Saturday, February 12, 2011

Late night rambling

So, I'm at that point this month. All you women out there know it. Men do too...in a different way.

It's just about midnight and I am awake. I should be and want to be cuddling with my husband. Instead I'm here writing.

Am I missing something very serious right now?

I really really enjoy my work...maybe too much. You know, I like to be there, I like to do the tasks that I have. I love the feeling of getting everything together that we need to get together. I'm really starting to get what the escrow process is and I'm really really loving my job. It's interesting how my boss telling me to go home early has made me feel.

I was actually laying in bed tossing and turning trying to figure out what I had done wrong. LOL Can you imagine. Part of it is a miss communication that happened, but I guess it's all good now.  I just don't like feeling like I did something insufficient...and I know B is right...but still. Being a perfectionist...super sucky.

In the end though...I really really really really enjoy my work. I didn't know I'd like it so much that going in and staying a little later isn't something I do because I have to or b/c I'm made to, but because I want to. I want to stay there and get through stuff and work for our clients. It's exactly the kind of company I've wanted to work for for the longest time. Fast pace, a lot to do but very much customer oriented. I get to be the good guy and I get to deal with and talk to some really great people. I get to be part of the team of heroes in an industry that traditionally doesn't have many.

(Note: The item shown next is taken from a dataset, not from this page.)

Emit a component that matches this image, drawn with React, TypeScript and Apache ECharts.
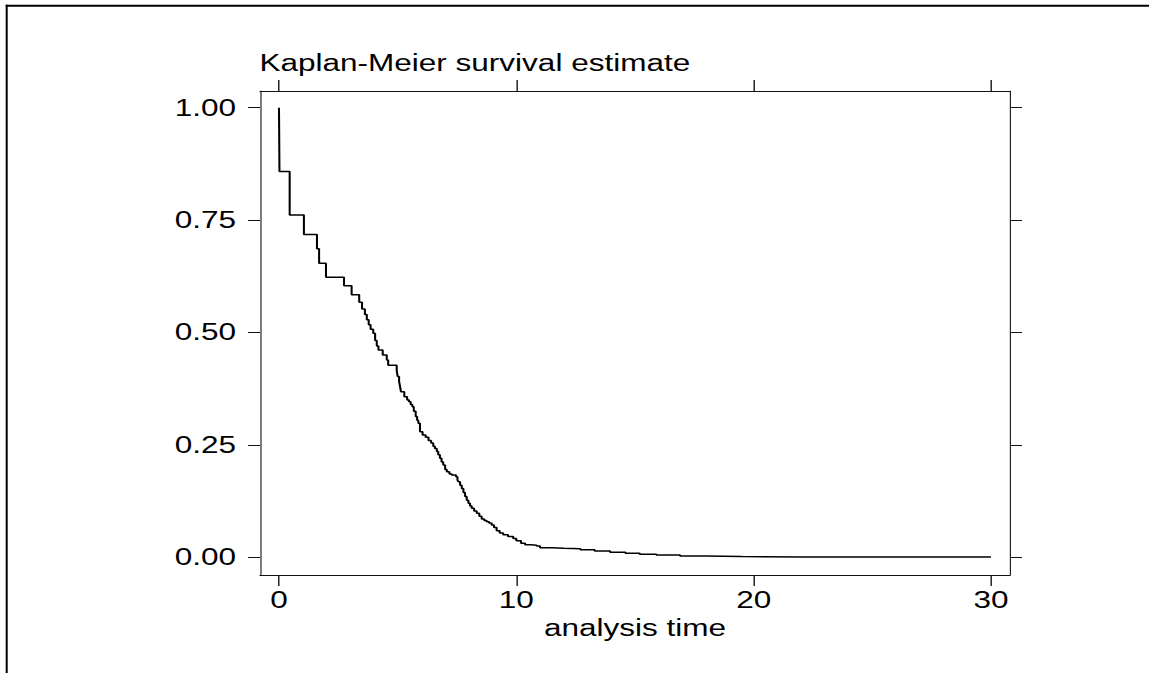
import React, { useEffect, useRef } from "react";
import * as echarts from "echarts";

// Kaplan-Meier estimate: time of each step and survival after it
const times: number[] = [
  0, 0.02, 0.45, 1.05, 1.6, 1.69, 1.98, 2.74, 3.06, 3.38,
  3.5, 3.62, 3.7, 3.78, 3.86, 3.97, 4.05, 4.12, 4.19, 4.37,
  4.54, 4.6, 4.96, 5.0, 5.06, 5.1, 5.14, 5.28, 5.4, 5.48,
  5.55, 5.62, 5.68, 5.76, 5.82, 5.87, 5.94, 6.05, 6.18, 6.3,
  6.41, 6.5, 6.57, 6.65, 6.71, 6.78, 6.85, 6.92, 7.0, 7.07,
  7.18, 7.28, 7.46, 7.52, 7.56, 7.63, 7.7, 7.77, 7.84, 7.91,
  7.98, 8.05, 8.12, 8.22, 8.33, 8.44, 8.54, 8.65, 8.75, 8.85,
  8.96, 9.06, 9.17, 9.3, 9.45, 9.65, 9.87, 10.0, 10.2, 10.37,
  10.6, 10.86, 11.0, 11.5, 12.0, 12.7, 13.3, 13.95, 14.6, 15.2,
  15.9, 16.9, 18.0, 19.5, 22.0, 30.0,
];
const survival: number[] = [
  1.0, 0.858, 0.761, 0.718, 0.686, 0.654, 0.623, 0.604, 0.584, 0.567,
  0.552, 0.54, 0.528, 0.517, 0.507, 0.498, 0.482, 0.47, 0.461, 0.45,
  0.439, 0.427, 0.415, 0.402, 0.391, 0.38, 0.368, 0.357, 0.35, 0.346,
  0.34, 0.335, 0.325, 0.313, 0.305, 0.298, 0.279, 0.272, 0.267, 0.26,
  0.254, 0.247, 0.242, 0.235, 0.228, 0.22, 0.212, 0.205, 0.195, 0.19,
  0.185, 0.183, 0.179, 0.172, 0.168, 0.16, 0.153, 0.144, 0.135, 0.127,
  0.12, 0.114, 0.109, 0.103, 0.098, 0.091, 0.085, 0.082, 0.079, 0.076,
  0.072, 0.066, 0.059, 0.054, 0.05, 0.046, 0.042, 0.037, 0.031, 0.028,
  0.027, 0.025, 0.021, 0.02, 0.019, 0.017, 0.014, 0.011, 0.009, 0.007,
  0.005, 0.003, 0.0015, 0.0008, 0.0004, 0.0002,
];
const xTicks: number[] = [0, 10, 20, 30];
const yTicks: number[] = [0, 0.25, 0.5, 0.75, 1.0];
const titleText = "Kaplan-Meier survival estimate";
const xName = "analysis time";

// the reference is horizontally stretched; reproduce that with a CSS scale
const SX = 1.37;
const W = 1149 / SX;
const H = 673;
const FONT = "Liberation Sans, Arial, sans-serif";

export default function App() {
  const ref = useRef<HTMLDivElement>(null);

  useEffect(() => {
    document.body.style.margin = "0";
    if (!ref.current) return;
    const chart = echarts.init(ref.current, null, { renderer: "svg", width: W, height: H });
    const data = times.map((t, i) => [t, survival[i]]);
    const lineCol = "#111";
    const baseX = {
      type: "value",
      min: -0.8,
      max: 30.8,
      splitLine: { show: false },
      axisLine: { show: true, onZero: false, lineStyle: { color: lineCol, width: 1 } },
    };
    const baseY = {
      type: "value",
      min: -0.0394,
      max: 1.037,
      splitLine: { show: false },
      axisLine: { show: true, onZero: false, lineStyle: { color: lineCol, width: 1 / SX * 1.1 } },
    };
    chart.setOption({
      animation: false,
      backgroundColor: "#fff",
      textStyle: { fontFamily: FONT },
      grid: { left: 260 / SX, right: W - 1010 / SX, top: 91, bottom: H - 575, containLabel: false },
      xAxis: [
        {
          ...baseX,
          position: "bottom",
          axisTick: { show: true, inside: false, length: 11, customValues: xTicks, lineStyle: { color: lineCol } },
          axisLabel: {
            show: true,
            customValues: xTicks,
            margin: 14,
            color: "#000",
            fontSize: 23,
            fontFamily: FONT,
            formatter: (v: number) => String(v),
          },
          name: xName,
          nameLocation: "middle",
          nameGap: 42,
          nameTextStyle: { color: "#000", fontSize: 23, fontFamily: FONT },
        },
        {
          ...baseX,
          position: "top",
          axisTick: { show: true, inside: false, length: 11, customValues: xTicks, lineStyle: { color: lineCol } },
          axisLabel: { show: false },
        },
      ],
      yAxis: [
        {
          ...baseY,
          position: "left",
          axisTick: { show: true, inside: false, length: 12 / SX, customValues: yTicks, lineStyle: { color: lineCol } },
          axisLabel: {
            show: true,
            customValues: yTicks,
            margin: 17.5,
            color: "#000",
            fontSize: 23,
            fontFamily: FONT,
            formatter: (v: number) => v.toFixed(2),
          },
        },
        {
          ...baseY,
          position: "right",
          axisTick: { show: true, inside: false, length: 12 / SX, customValues: yTicks, lineStyle: { color: lineCol } },
          axisLabel: { show: false },
        },
      ],
      series: [
        {
          type: "line",
          step: "end",
          data,
          xAxisIndex: 0,
          yAxisIndex: 0,
          showSymbol: false,
          symbol: "none",
          lineStyle: { color: "#000", width: 1.5 },
          silent: true,
        },
      ],
      graphic: [
        {
          type: "text",
          x: 259.5 / SX,
          y: 63.5,
          style: {
            text: titleText,
            fill: "#000",
            font: `23px ${FONT}`,
            textAlign: "left",
            textVerticalAlign: "middle",
          },
        },
        {
          type: "line",
          shape: { x1: 4.2, y1: 5.7, x2: W, y2: 5.7 },
          style: { stroke: "#000", lineWidth: 2 },
        },
        {
          type: "line",
          shape: { x1: 6.7 / SX, y1: 4.7, x2: 6.7 / SX, y2: H },
          style: { stroke: "#000", lineWidth: 2 / SX },
        },
      ],
    });
    return () => chart.dispose();
  }, []);

  return (
    <div
      ref={ref}
      style={{
        position: "fixed",
        left: 0,
        top: 0,
        width: W,
        height: H,
        transform: `scaleX(${SX})`,
        transformOrigin: "0 0",
        background: "#fff",
      }}
    />
  );
}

I'm learning so much and enjoying it so much I really can't believe it's real. I can see the future of this company and we are growing...like crazy amounts of growth. Isn't the saying that when you find something you enjoy doing it doesn't seem like work anymore? That's exactly where I'm at. I really like it and the hours don't bug me...I want to be there, I want to see people get homes and help people find buyers. It's thrilling. With the training I got this week I feel even better about it. The mind set is really just exactly where I'm at.

In other news...SO MANY PREGNANT PEOPLE! Wow! LOL Suddenly my life filled up with babies! LOL Expecting another nephew in March, Ms.Deer is having a baby here in a few months, The BMK are having another little girl. Goodness!

I feel blessed. I need a little direction from God though. I feel pulled in a couple different directions and I don't know what that all means. I'm exploring some new areas and stretching a bit. I'm helping in a different age group at church right now...and I feel God moving.

Prayers are appreciated. LOL

So, here I sit. Ten after...and thinking that I may just be ready to go to bed...and the little light on my phone starts to flash...maybe Yager 1 is right about those phones...we're too connected...always accessible...but I make the choice right? And if it's someone I want to talk to, I will...if not...I won't. LOL *shrug*

I think my eyes are heavy enough to sleep now. Tomorrow we go to get our taxes done...prayers...again...a lot.